Although De Leon and Villalobos (unlike the other three defendants) are not technically alleged to be “foreign officials” they are both alleged to have been previously employed by instrumentalities of the Venezuelan government (which is basically saying that they were “foreign officials” without specifically saying so).
As stated in the DOJ’s release:
“The indictment alleges that the five defendants, all of whom were then-current officials of PDVSA and its subsidiaries or former officials of other Venezuelan government agencies or instrumentalities, were known as the “management team” and wielded significant influence within PDVSA. According to the indictment, the management team conspired with each other and others to solicit several PDVSA vendors, including vendors who were residents of the United States, and who owned and controlled businesses incorporated and based in the United States, for bribes and kickbacks in exchange for providing assistance to those vendors in connection with their PDVSA business. The indictment further alleges that the co-conspirators then laundered the proceeds of the bribery scheme through a series of complex international financial transactions, including to, from or through bank accounts in the United States, and, in some instances, laundered the bribe proceeds in the form of real estate transactions and other investments in the United States.”

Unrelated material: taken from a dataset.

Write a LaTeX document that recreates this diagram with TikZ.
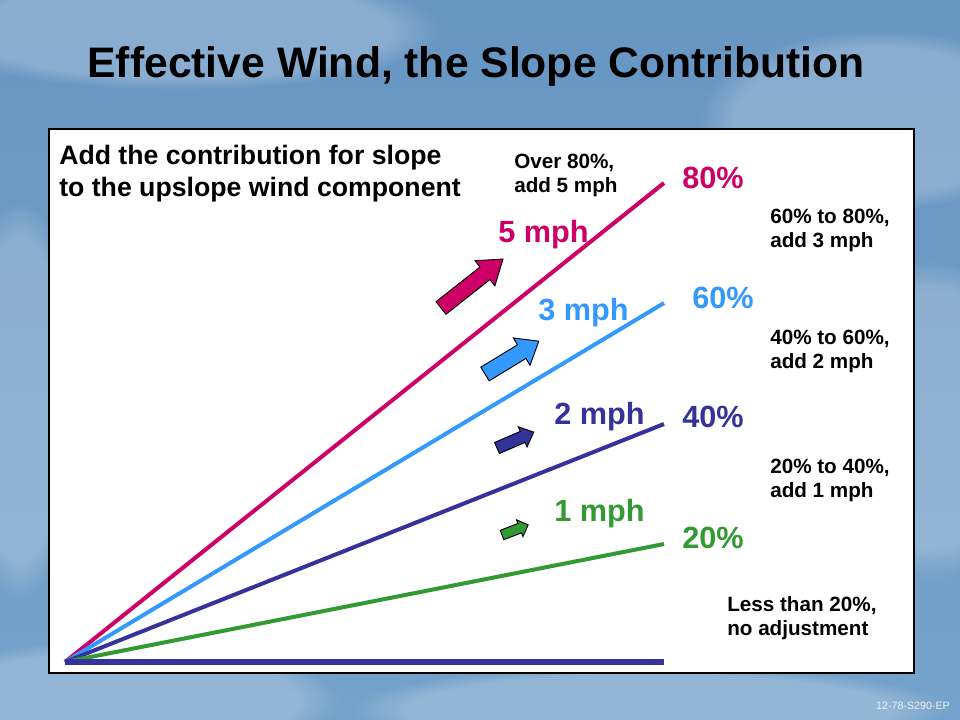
\documentclass[tikz,border=0pt]{standalone}
\usepackage{fontspec}
\usetikzlibrary{fadings}
\setmainfont{Liberation Sans}
\definecolor{magL}{RGB}{204,0,102}
\definecolor{skyL}{RGB}{51,153,255}
\definecolor{navyL}{RGB}{51,51,153}
\definecolor{grnL}{RGB}{51,153,51}
\definecolor{bgtop}{RGB}{104,150,194}
\definecolor{bgbot}{RGB}{116,162,202}
\newcommand{\wArrow}[8]{%
  \begin{scope}[shift={(#1,#2)},rotate=#3]
    \draw[fill=#8,line width=0.7pt,line join=miter]
      (0,-#5/2) -- (#4-#7,-#5/2) -- (#4-#7,-#6/2) -- (#4,0)
      -- (#4-#7,#6/2) -- (#4-#7,#5/2) -- (0,#5/2) -- cycle;
  \end{scope}}
\begin{document}
\begin{tikzpicture}[x=0.75pt,y=-0.75pt,
  slopeline/.style={line width=3pt},
  cloud/.style={white,opacity=0.22,path fading=circle with fuzzy edge 20 percent},
  pct/.style={font=\bfseries\fontsize{23}{27}\selectfont,anchor=west,inner sep=0pt},
  note/.style={font=\bfseries\fontsize{15.5}{18}\selectfont,anchor=west,align=left,inner sep=0pt}]
\useasboundingbox (0,0) rectangle (960,720);
\shade[top color=bgtop,bottom color=bgbot] (0,0) rectangle (960,720);
\fill[cloud] (180,30) ellipse (260 and 60);
\fill[cloud] (880,120) ellipse (180 and 90);
\fill[cloud] (930,420) ellipse (120 and 160);
\fill[cloud] (120,700) ellipse (220 and 60);
\fill[cloud] (650,710) ellipse (300 and 45);
\fill[cloud] (20,400) ellipse (60 and 200);
\node[font=\bfseries\fontsize{32}{38}\selectfont,inner sep=0pt] (title) at (476,66) {Effective Wind, the Slope Contribution};
\node[draw=black,line width=1.5pt,fill=white,minimum width=865*0.75pt,minimum height=544*0.75pt,anchor=north west,inner sep=0pt] (box) at (48,128) {};
\coordinate (O) at (65,662);
\coordinate (e80) at (664,183);
\coordinate (e60) at (664,303);
\coordinate (e40) at (664,424);
\coordinate (e20) at (664,544);
\coordinate (e0) at (664,662);
\draw[slopeline,magL] (O) -- (e80);
\draw[slopeline,skyL] (O) -- (e60);
\draw[slopeline,navyL] (O) -- (e40);
\draw[slopeline,grnL] (O) -- (e20);
\draw[navyL,line width=4pt] (O) -- (e0);
\node[font=\bfseries\fontsize{20}{24}\selectfont,anchor=west,align=left,inner sep=0pt] (head) at (59,174) {Add the contribution for slope\\to the upslope wind component};
\node[note] (n80) at (514,175) {Over 80\%,\\add 5 mph};
\node[note] (n60) at (770,230) {60\% to 80\%,\\add 3 mph};
\node[note] (n40) at (770,351) {40\% to 60\%,\\add 2 mph};
\node[note] (n20) at (770,480) {20\% to 40\%,\\add 1 mph};
\node[note] (n0) at (727,618) {Less than 20\%,\\no adjustment};
\node[pct,magL] (p80) at (682,178) {80\%};
\node[pct,skyL] (p60) at (692,298) {60\%};
\node[pct,navyL] (p40) at (682,417) {40\%};
\node[pct,grnL] (p20) at (682,538) {20\%};
\node[pct,magL] (m5) at (498,235) {5 mph};
\node[pct,skyL] (m3) at (538,313) {3 mph};
\node[pct,navyL] (m2) at (554,417) {2 mph};
\node[pct,grnL] (m1) at (554,514) {1 mph};
\wArrow{441}{308}{38.3}{79}{16}{32}{23}{magL}
\wArrow{485}{374}{31.4}{63}{16}{32}{20}{skyL}
\wArrow{497}{448}{23.4}{40}{12}{22}{12}{navyL}
\wArrow{502}{535}{21}{28}{10}{18}{9}{grnL}
\node[font=\fontsize{8}{10}\selectfont,text=white!88!gray,anchor=east,inner sep=0pt] (ref) at (950,706) {12-78-S290-EP};
\end{tikzpicture}
\end{document}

In the DOJ’s release, John Cronan (Acting Assistant Attorney General of the DOJ’s Criminal Division) stated:
“Corruption threatens economic and political stability, and victimizes ordinary law-abiding people by diverting public funds into the pockets of corrupt officials and bribe payers. The charges announced today demonstrate our commitment to fighting corruption at its source and to prosecuting those who allegedly launder their illicit gains through American financial institutions and real estate. Through cases like this, we are sending a strong message to corrupt foreign officials: if you launder your ill-gotten gains through the United States, you will be prosecuted.”
Ryan Patrick (U.S. Attorney – Southern District of Texas) stated:
“Effective deterrence of corruption requires prosecution of culpable individuals, wherever those individuals are located. We will continue to enforce the FCPA against those that avail themselves of the privileges of the American marketplace.”
Mark Dawson (Special Agent in Charge – U.S. Immigration and Customs Enforcement’s Homeland Security Investigations in Houston) stated:
“This case is an example of what can be accomplished when international law enforcement agencies work together to thwart complex cross-border crimes. HSI is committed to upholding the rule of law and investigating those that would participate in illegal practices.”
The indictment contains a section titled “Gifts and Other Things of Value” which references the following:
- a beach house in Parrot Cay in the Bahamas;
- a luxury hotel in Aruba;
- two $107,500 armored cars
- a $10,300 handbag
- invoices for English classes for two children of a “foreign official” (one in the amount of $16,672 and the other in the amount of $8,755).
Elsewhere the indictment references: “recreational travel, vehicles, gifts (including watches and wine), meals, and entertainment.